Mean Field Games: An Overview


Peter E. Caines
Centre for Intelligent Machines and the Department of Electrical and Computer Engineering McGill University

March 10, 2017 at  2:30 PM
LB 921-4 - Concordia University, J.W. McConnell (Library) Building

Mean Field Game (MFG) theory studies the existence of Nash equilibria in games involving a large number of asymptotically negligible agents modelled by controlled stochastic dynamical systems. The strategy for a single agent in the infinite population problem is given via the solution of (i) an optimal control Hamilton-Jacobi-Bellman (HJB) equation, and (ii) a Fokker-Planck-Kolmogorov (FPK) equation (or an equivalent stochastic differential equation) linked by the distribution of the state of a generic agent, otherwise known as the system's mean field. These strategies depend only upon an agent’s state and the mean field, and in the finite population setting yield approximate Nash equilibria.
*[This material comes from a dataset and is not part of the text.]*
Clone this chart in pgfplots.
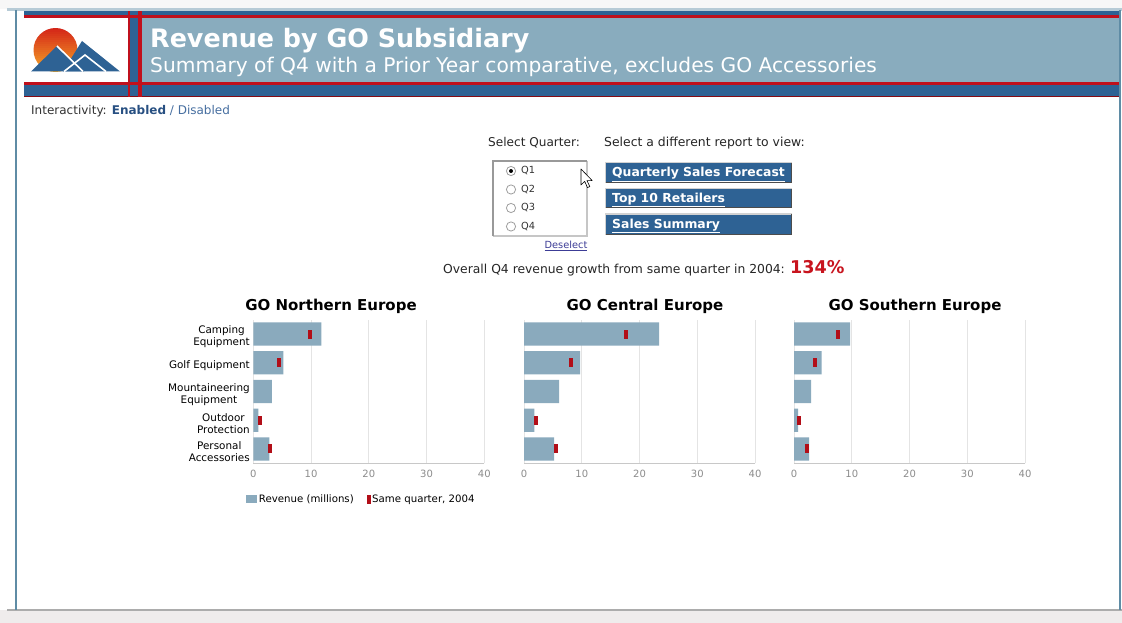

Potential applications of MFG theory lie in engineering (e.g. communication networks and the power grid), finance, economics and social dynamics, among other fields, while theoretical work addresses, for instance, the solution of the MFG equations, the analysis of major-minor (MM) agent systems containing asymptotically non-negligible agents, and non-linear estimation theory (i.e. state estimation) for MM-MFG systems. In this talk we shall motivate MFG theory through a limited number of examples, introduce the principal results and indicate some of the current and future avenues of research.